In 1974, he took the lead role in the TV film The Prison, based on the novel by Georges Simenon. In 1984 he took the lead role of Julian Marsh in the West End production of Gower Champion’s musical 42nd Street at the Theatre Royal, Drury Lane. 

He was Vladimir in Peter Hall’s production of Waiting For Godot and appeared in numerous Shakespeare productions on stage and television, including as the Earl of Westmoreland in adaptations of Henry IV Parts 1 and 2 in The Hollow Crown series on BBC Two (2012).

In the late 1990s Laurenson moved from London to Frome in Somerset and enjoyed some of his busiest years as a regular in the Peter Hall Company summer festival productions at the Theatre Royal, Bath, and on tour.

In 2004 he starred as Roebuck Ramsden and Statue in Man and Superman, Don Luis in Don Juan and Pope Urban in Galileo’s Daughter, and among other roles went on to play Duke Vincentio in Measure for Measure, the blustering prime minister in Shaw’s The Apple Cart, Henry Higgins in Pygmalion, Sir Peter Teazle in Sheridan’s The School for Scandal and Dr Frobisher, the pompously evasive headmaster in Rattigan’s The Browning Version. He also played in company productions of As You Like It in Los Angeles, New York, San Francisco and London.

Laurenson did a lot of radio work including the role of the Squire of Altarnun in Radio 4’s 1991 adaptation of Daphne du Maurier’s Jamaica Inn. In 2016, he played the role of the royal physician Sir John Weir in the Netflix series The Crown.

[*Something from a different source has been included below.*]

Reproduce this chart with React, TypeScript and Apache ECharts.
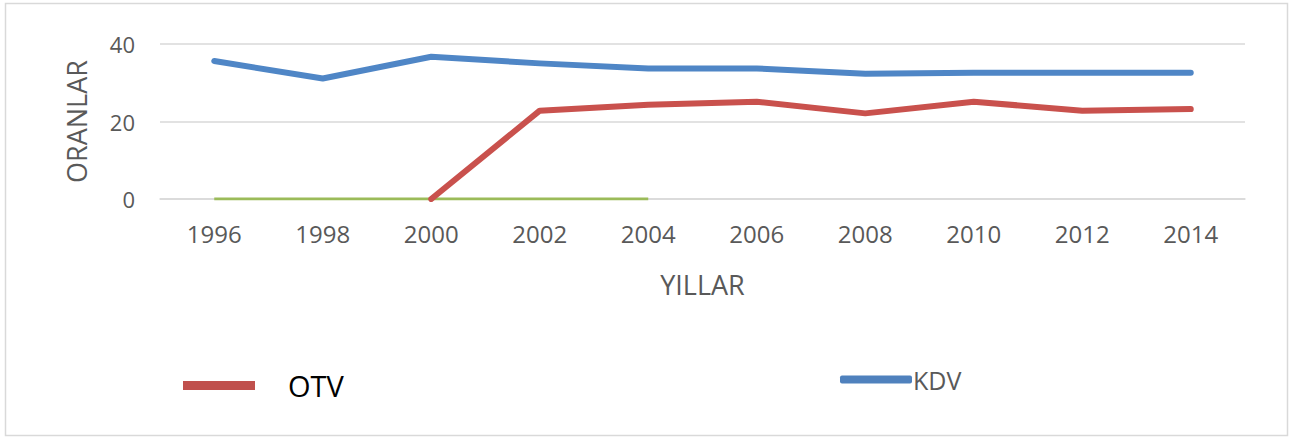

Laurenson relaxed, he told the Western Daily Press in 2012, by “walking our dog, Maisie, down by the River Mells” and was happiest “tucked up with my lady listening to Oscar Peterson and Dizzie Gillespie playing If I Were a Bell”.

His first marriage to the actress Carol Macready ended in 1997. He is survived by his second wife, Cari Haysom, and by his son Jamie from his first marriage.